The discovery of a “secret child” (L’enfant secret, J’entends plus la guitare), the failed or successful suicide
attempts (Les hautes solitudes, the superb
short Rue Fontaine [1984], Night Wind [1999], Frontier of Dawn [2007]), May ‘68 (at the core of Regular Lovers but insistently
referenced in many others), electroshock therapy (L’Enfant secret, Frontier of
Dawn), the inaugural infidelity of the female partner (Emergency Kisses, J’entends
plus, The Birth of Love, Regular Lovers, A Burning Hot Summer, Jealousy [2013], In the Shadow of Women), the
birth of a child (J’entends plus la
guitare, The Birth of Love, Frontier of Dawn, A Burning Hot Summer, Jealousy).
It is the traumatic or joyful mark left by those events in the memory of the
filmmaker that dictates their reappearance from film to film, as if the emotion
associated with them compelled their depiction.
For Garrel, the incorporation of elements from his own
life is not just a matter of literal fidelity. Rather, there are multiple
experiences in the mix, split or condensed, refracted or reimagined.
Interwoven, also, are artistic sources of inspiration (such as Jean-Luc Godard’s Contempt, Théophile Gautier’s Spirite, or
Edgar Allan Poe’s “The Tell-Tale Heart” – which might be inventively/poetically
rendered as “Le cœur fantôme”), as well as details drawn from the lives of
friends and collaborators. It is rarely a matter of simple transposition and
repetition, but rather a careful reworking and expansion. Ideas may begin in
the personal realm and carry a sting of intimate truth but, thanks to their
creative treatment, go far beyond that, into history and society.

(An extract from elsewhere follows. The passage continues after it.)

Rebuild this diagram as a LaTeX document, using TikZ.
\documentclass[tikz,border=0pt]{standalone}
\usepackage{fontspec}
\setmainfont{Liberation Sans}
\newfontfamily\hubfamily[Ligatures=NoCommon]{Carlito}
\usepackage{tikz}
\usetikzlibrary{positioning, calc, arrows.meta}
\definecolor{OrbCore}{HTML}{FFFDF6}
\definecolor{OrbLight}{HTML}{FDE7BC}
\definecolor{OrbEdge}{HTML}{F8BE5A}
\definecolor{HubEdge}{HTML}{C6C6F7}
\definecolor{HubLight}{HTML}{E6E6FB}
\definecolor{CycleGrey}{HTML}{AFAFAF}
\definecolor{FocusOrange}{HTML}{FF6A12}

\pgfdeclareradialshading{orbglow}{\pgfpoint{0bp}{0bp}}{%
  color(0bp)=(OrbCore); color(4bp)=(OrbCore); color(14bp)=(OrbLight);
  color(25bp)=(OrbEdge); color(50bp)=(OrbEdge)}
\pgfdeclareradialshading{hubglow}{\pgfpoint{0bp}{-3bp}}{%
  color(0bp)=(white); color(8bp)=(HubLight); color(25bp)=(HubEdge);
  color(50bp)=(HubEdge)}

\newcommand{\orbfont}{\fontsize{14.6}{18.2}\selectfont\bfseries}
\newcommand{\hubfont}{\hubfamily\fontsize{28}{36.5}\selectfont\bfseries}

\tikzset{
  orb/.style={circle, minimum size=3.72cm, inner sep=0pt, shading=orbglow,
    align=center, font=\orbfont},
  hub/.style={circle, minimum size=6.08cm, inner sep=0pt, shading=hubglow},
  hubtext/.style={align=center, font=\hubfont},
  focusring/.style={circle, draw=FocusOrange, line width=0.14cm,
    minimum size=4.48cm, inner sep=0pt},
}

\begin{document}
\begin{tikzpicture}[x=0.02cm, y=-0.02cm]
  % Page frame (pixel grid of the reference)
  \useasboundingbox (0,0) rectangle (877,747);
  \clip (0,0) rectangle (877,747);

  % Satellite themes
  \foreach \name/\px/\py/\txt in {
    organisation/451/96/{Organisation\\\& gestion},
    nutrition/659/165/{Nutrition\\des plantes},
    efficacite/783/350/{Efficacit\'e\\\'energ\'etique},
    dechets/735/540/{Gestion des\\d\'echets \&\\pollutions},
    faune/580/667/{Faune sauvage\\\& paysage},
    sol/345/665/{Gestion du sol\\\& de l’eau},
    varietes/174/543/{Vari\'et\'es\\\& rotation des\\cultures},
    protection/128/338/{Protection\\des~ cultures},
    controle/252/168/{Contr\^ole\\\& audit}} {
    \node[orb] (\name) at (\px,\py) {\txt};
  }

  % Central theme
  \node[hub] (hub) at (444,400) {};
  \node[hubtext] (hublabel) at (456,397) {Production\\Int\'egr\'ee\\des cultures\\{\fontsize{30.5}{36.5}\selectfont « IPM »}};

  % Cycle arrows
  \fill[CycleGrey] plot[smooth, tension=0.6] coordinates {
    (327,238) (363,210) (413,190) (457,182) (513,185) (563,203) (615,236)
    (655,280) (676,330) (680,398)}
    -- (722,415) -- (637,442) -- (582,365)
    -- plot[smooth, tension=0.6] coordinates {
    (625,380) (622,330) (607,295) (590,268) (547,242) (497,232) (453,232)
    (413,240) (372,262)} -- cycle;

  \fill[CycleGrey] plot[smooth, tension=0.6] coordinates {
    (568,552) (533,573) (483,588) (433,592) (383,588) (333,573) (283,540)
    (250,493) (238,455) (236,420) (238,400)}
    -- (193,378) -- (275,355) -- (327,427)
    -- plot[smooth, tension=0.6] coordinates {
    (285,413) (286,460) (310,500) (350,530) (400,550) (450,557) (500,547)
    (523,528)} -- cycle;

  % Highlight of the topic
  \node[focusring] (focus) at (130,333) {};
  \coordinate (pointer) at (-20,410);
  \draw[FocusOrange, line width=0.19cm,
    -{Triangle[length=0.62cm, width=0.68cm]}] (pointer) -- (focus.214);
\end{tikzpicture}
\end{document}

Some of these recurring events are undeniably
spectacular, but mostly Garrel’s films relate typical, even mundane situations
of meeting and parting, work and love, birth and death. Moments shared in
bedrooms and toilets, family conversations at the kitchen table, walks in
streets, first looks and kisses, the embrace after a long anticipated
reconciliation, the close-ups on intertwined hands or on faces: these express
the greatest turmoil with the smallest gesture.
Such are the types of scenes, which he frequently
refers to as “universal”, that fill Garrel’s cinema. He cherishes these moments
and gives them an unusual emphasis, treating them with care, building and
rebuilding them in different variations from film to film. Taken as a whole,
Garrel’s body of work is as passionate ode to the lasting primacy and
significance of the private sphere in our daily lives.